At VARC, we’ve been thoroughly pleased with the work of WMC. As a member, I regularly receive critical policy and business updates and have the unique opportunity to engage with other influential business leaders throughout the state. WMC has opened many new doors for myself and our organization
Wisconsin Manufacturers & Commerce (WMC) is the largest and most influential business association in the state, working to make Wisconsin the best place in the nation to do business. We are the state chamber of commerce, state manufacturers’ association and state safety council. WMC is also affiliated with WMC Foundation, which runs programs including the Future Wisconsin Project and Wisconsin Business World. WMC is proud to have been serving as Wisconsin’s business voice since 1911, representing over 3,800 member companies, spanning all sectors of the economy.
Founded in 1911, Wisconsin Manufacturers & Commerce is the state’s chamber of commerce and largest business trade association representing more than 3,800 employers of every size and from every sector of the economy.
A group of 16 men led by F. J. Sensenbrenner gathered on November 10, 1910 to initiate plans for development of a statewide organization which would represent industry and promote its interest. On January 18, 1911, their ideas became a reality with the formation of the Wisconsin Manufacturers’ Association (WMA). In addition to Sensenbrenner’s full-time responsibilities at Kimberly-Clark, he also served as WMA’s unpaid lobbyist until 1919 when a full-time staff person was hired. The association had 200 members and the dues were $25 per firm.

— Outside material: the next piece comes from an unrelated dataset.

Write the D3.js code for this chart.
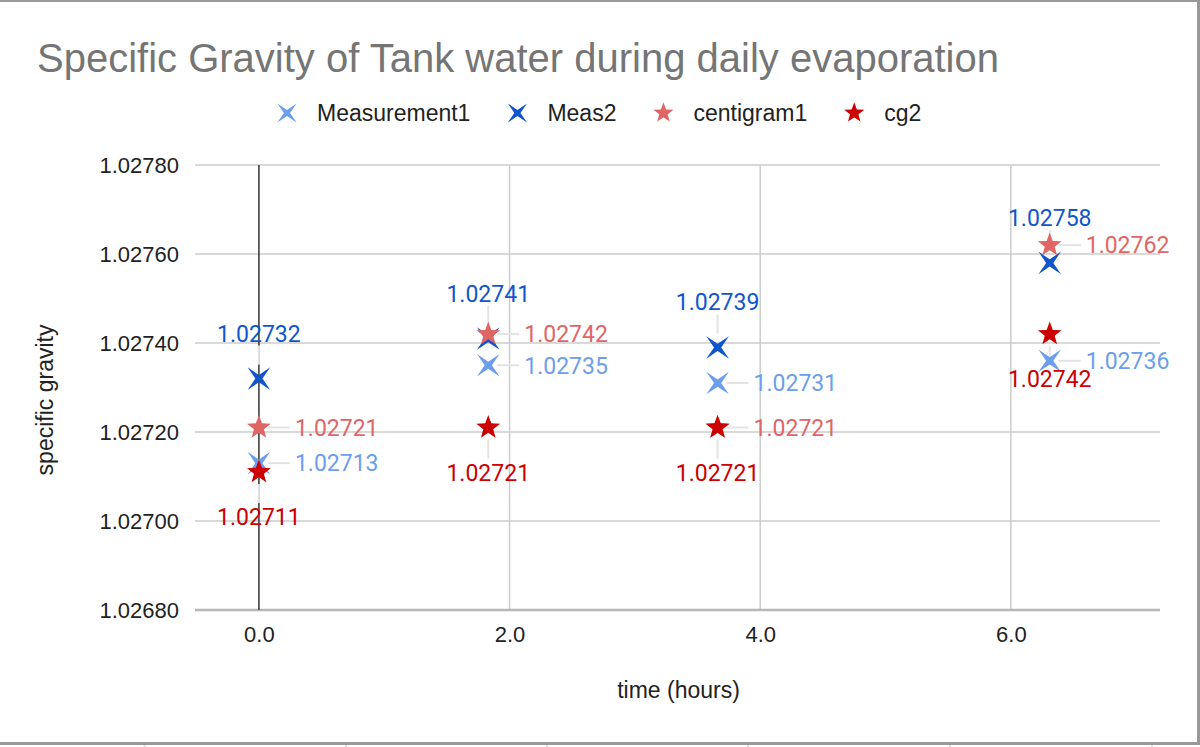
<!DOCTYPE html>
<html>
<head>
<meta charset="utf-8">
<script src="https://cdn.jsdelivr.net/npm/d3@7"></script>
<style>
html,body{margin:0;padding:0;background:#fff;}
svg{display:block;}
</style>
</head>
<body>
<svg id="chart" width="1200" height="747"></svg>
<script>
// ---- data ----
const times = [0, 1.83, 3.66, 6.31];
const measurement1 = [1.02713, 1.02735, 1.02731, 1.02736];
const meas2 = [1.02732, 1.02741, 1.02739, 1.02758];
const centigram1 = [1.02721, 1.02742, 1.02721, 1.02762];
const cg2 = [1.02711, 1.02721, 1.02721, 1.02742];
const seriesNames = ["Measurement1", "Meas2", "centigram1", "cg2"];
const yTicks = [1.0268, 1.0270, 1.0272, 1.0274, 1.0276, 1.0278];
const xTicks = [0, 2, 4, 6];
const titleText = "Specific Gravity of Tank water during daily evaporation";
const xTitle = "time (hours)";
const yTitle = "specific gravity";

// ---- styles ----
const colors = ["#6d9eeb", "#1155cc", "#e06666", "#cc0000"];
const shapes = ["x4", "x4", "star", "star"];
const labelPos = ["right", "above", "right", "below"];
const seriesValues = [measurement1, meas2, centigram1, cg2];

const svg = d3.select("#chart");
const W = 1200, H = 747;
const plot = {left: 195, right: 1160, top: 165, bottom: 610};
const AX_FONT = "Liberation Sans, Arial, sans-serif";

const x = d3.scaleLinear().domain([-0.51, 7.19]).range([plot.left, plot.right]);
const y = d3.scaleLinear().domain([1.0268, 1.0278]).range([plot.bottom, plot.top]);

// border frame
svg.append("rect").attr("x", 0).attr("y", 0).attr("width", W).attr("height", 2).attr("fill", "#999");
svg.append("rect").attr("x", 1197).attr("y", 0).attr("width", 3).attr("height", 745).attr("fill", "#999");
svg.append("rect").attr("x", 0).attr("y", 742).attr("width", W).attr("height", 3).attr("fill", "#999");
[143.5, 345, 546, 747, 949, 1151].forEach(px => {
  svg.append("rect").attr("x", px).attr("y", 745).attr("width", 2).attr("height", 2).attr("fill", "#ddd");
});

// title
svg.append("text").attr("x", 37).attr("y", 72)
  .attr("font-family", AX_FONT).attr("font-size", 40)
  .attr("fill", "#757575").text(titleText);

// gridlines
const grid = svg.append("g");
grid.selectAll("line.h").data(yTicks.slice(1)).enter().append("line")
  .attr("x1", plot.left).attr("x2", plot.right)
  .attr("y1", d => y(d)).attr("y2", d => y(d))
  .attr("stroke", "#cccccc").attr("stroke-width", 1.5);
grid.selectAll("line.v").data(xTicks.filter(d => d !== 0)).enter().append("line")
  .attr("x1", d => x(d)).attr("x2", d => x(d))
  .attr("y1", plot.top).attr("y2", plot.bottom)
  .attr("stroke", "#cccccc").attr("stroke-width", 1.5);
// baseline
svg.append("line").attr("x1", plot.left).attr("x2", plot.right)
  .attr("y1", y(1.0268)).attr("y2", y(1.0268))
  .attr("stroke", "#b7b7b7").attr("stroke-width", 2.5);
// zero line
svg.append("line").attr("x1", x(0)).attr("x2", x(0))
  .attr("y1", plot.top).attr("y2", plot.bottom)
  .attr("stroke", "#333").attr("stroke-width", 1.5);

// axes via d3 axis generators (text only)
const yAxis = d3.axisLeft(y).tickValues(yTicks).tickFormat(d3.format(".5f")).tickSize(0).tickPadding(0);
const gy = svg.append("g").attr("transform", `translate(${plot.left - 16},0)`).call(yAxis);
gy.select(".domain").remove();
gy.selectAll("text").attr("font-family", AX_FONT)
  .attr("font-size", 22).attr("fill", "#222").attr("dy", "0.35em");

const xAxis = d3.axisBottom(x).tickValues(xTicks).tickFormat(d3.format(".1f")).tickSize(0).tickPadding(0);
const gx = svg.append("g").attr("transform", `translate(0,${plot.bottom + 16})`).call(xAxis);
gx.select(".domain").remove();
gx.selectAll("text").attr("font-family", AX_FONT)
  .attr("font-size", 22).attr("fill", "#222").attr("dy", "0.71em");

// axis titles
svg.append("text").attr("x", (plot.left + plot.right) / 2 + 1).attr("y", 698)
  .attr("text-anchor", "middle").attr("font-family", AX_FONT)
  .attr("font-size", 23).attr("fill", "#222").text(xTitle);
svg.append("text").attr("transform", "translate(53,400) rotate(-90)")
  .attr("text-anchor", "middle").attr("font-family", AX_FONT)
  .attr("font-size", 23).attr("fill", "#222").text(yTitle);

// marker paths
function x4Path(R, r) {
  const pts = [];
  for (let i = 0; i < 8; i++) {
    const a = Math.PI / 4 + i * Math.PI / 4;
    const rad = i % 2 === 0 ? R : r;
    pts.push([rad * Math.cos(a), rad * Math.sin(a)]);
  }
  return "M" + pts.map(p => p[0].toFixed(2) + "," + p[1].toFixed(2)).join("L") + "Z";
}
function starPath(R, r) {
  const pts = [];
  for (let i = 0; i < 10; i++) {
    const a = -Math.PI / 2 + i * Math.PI / 5;
    const rad = i % 2 === 0 ? R : r;
    pts.push([rad * Math.cos(a), rad * Math.sin(a)]);
  }
  return "M" + pts.map(p => p[0].toFixed(2) + "," + p[1].toFixed(2)).join("L") + "Z";
}
function markerPath(shape, s) {
  return shape === "x4" ? x4Path(16 * s, 3.6 * s) : starPath(12.5 * s, 5.2 * s);
}

// leader lines
const leaders = svg.append("g");
seriesValues.forEach((vals, si) => {
  vals.forEach((v, i) => {
    const px = x(times[i]), py = y(v);
    const pos = labelPos[si];
    let l;
    if (pos === "right") l = [px + 9, py, px + 31, py];
    else if (pos === "above") l = [px, py - 33, px, py - 14];
    else l = [px, py + 12, px, py + 31];
    leaders.append("line").attr("x1", l[0]).attr("y1", l[1]).attr("x2", l[2]).attr("y2", l[3])
      .attr("stroke", "#e3e3e3").attr("stroke-width", 2);
  });
});

// markers
seriesValues.forEach((vals, si) => {
  svg.append("g").selectAll("path").data(vals).enter().append("path")
    .attr("d", markerPath(shapes[si], 1))
    .attr("transform", (d, i) => `translate(${x(times[i])},${y(d)})`)
    .attr("fill", colors[si]);
});

// data labels
seriesValues.forEach((vals, si) => {
  const g = svg.append("g");
  vals.forEach((v, i) => {
    const px = x(times[i]), py = y(v);
    const pos = labelPos[si];
    const t = g.append("text").attr("font-family", "Roboto, sans-serif").attr("font-size", 23)
      .attr("fill", colors[si]).text(d3.format(".5f")(v));
    if (pos === "right") t.attr("x", px + 36).attr("y", py).attr("dy", "0.36em");
    else if (pos === "above") t.attr("x", px).attr("y", py - 37).attr("text-anchor", "middle");
    else t.attr("x", px).attr("y", py + 53).attr("text-anchor", "middle");
  });
});

// legend
const legend = svg.append("g").attr("transform", "translate(287,113)");
let cx = 0;
seriesNames.forEach((name, si) => {
  const g = legend.append("g");
  g.append("path").attr("d", markerPath(shapes[si], 0.85)).attr("transform", `translate(${cx},0)`).attr("fill", colors[si]);
  const t = g.append("text").attr("x", cx + 30).attr("y", 0).attr("dy", "0.35em")
    .attr("font-family", AX_FONT).attr("font-size", 23).attr("fill", "#222").text(name);
  const w = t.node().getComputedTextLength();
  cx = cx + 30 + w + 47;
});
</script>
</body>
</html>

George F. Kull, who had been on the staff of a Fox River Valley newspaper, was hired in 1919 as WMA’s first executive secretary and manager. He also became its first full time lobbyist, working at the WMA office in Madison. Kull served on the Workmen’s Compensation Advisory Council, and was named a member of the Unemployment Compensation Advisory Committee when it was organized in the mid 30’s. Kull hired a staff member to travel around Wisconsin explaining the free enterprise system to school children. Under his guidance, membership reached 600.
Robert Ewens succeeded Kull as executive secretary in 1946. He helped to organize statewide manufacturers’ associations in other states and was considered an effective spokesman in Madison and Washington D.C.
Paul E. Hassett, executive secretary to then Governor Warren P. Knowles, assumed the office of executive secretary in 1970. During Hassett’s term, the Wisconsin Council of Safety became a division of WMA in 1973, and a political action committee was established in 1974. In 1976, after two years of negotiation, WMA merged with the Wisconsin State Chamber of Commerce to become the Wisconsin Association of Manufacturers and Commerce.
In 1981, the WMC Foundation was organized to sponsor Business World, a then week-long program held each summer to help high school students and teachers learn how the free enterprise system works. Hassett initiated the move of the office from Milwaukee to Madison.
James S. Haney replaced Paul Hassett as president in June 1985. The move to Madison became a reality and the association moved into its newly constructed building in May 1986. Along with the move to Madison, the Wisconsin Association of Manufacturers and Commerce became Wisconsin Manufacturers and Commerce (WMC). Over the 75 years, WMC had grown steadily from the original 200 members to more than 3,000.
From 1987 to the present, the success of the WMC government relations team in projecting and accomplishing a proactive business agenda has been second-to-none. Staff additions in the areas of environmental, taxation, energy, transportation, health care and human resources policy have strengthened WMC’s in-house expertise.
Kurt R. Bauer became the fifth chief staff executive of WMC in March 2011, the same year WMC celebrated its 100th anniversary. Under Bauer’s watch Wisconsin became the 25th Right-to-Work state and adopted a landmark manufacturers and agricultural production tax credit. Those reforms, along with many others, fundamentally improved Wisconsin’s business climate. Bauer also oversaw the first remodel of the WMC Building since its construction and created the Coolest Thing Made in Wisconsin contest to promote manufacturing. In 2020, WMC was recognized by its peers as State Chamber of the Year.
Bauer and his team at WMC will continue to work tirelessly to act as Wisconsin’s business voice and advocate on behalf of all businesses in Wisconsin to make the Badger State the most competitive state in which to do business.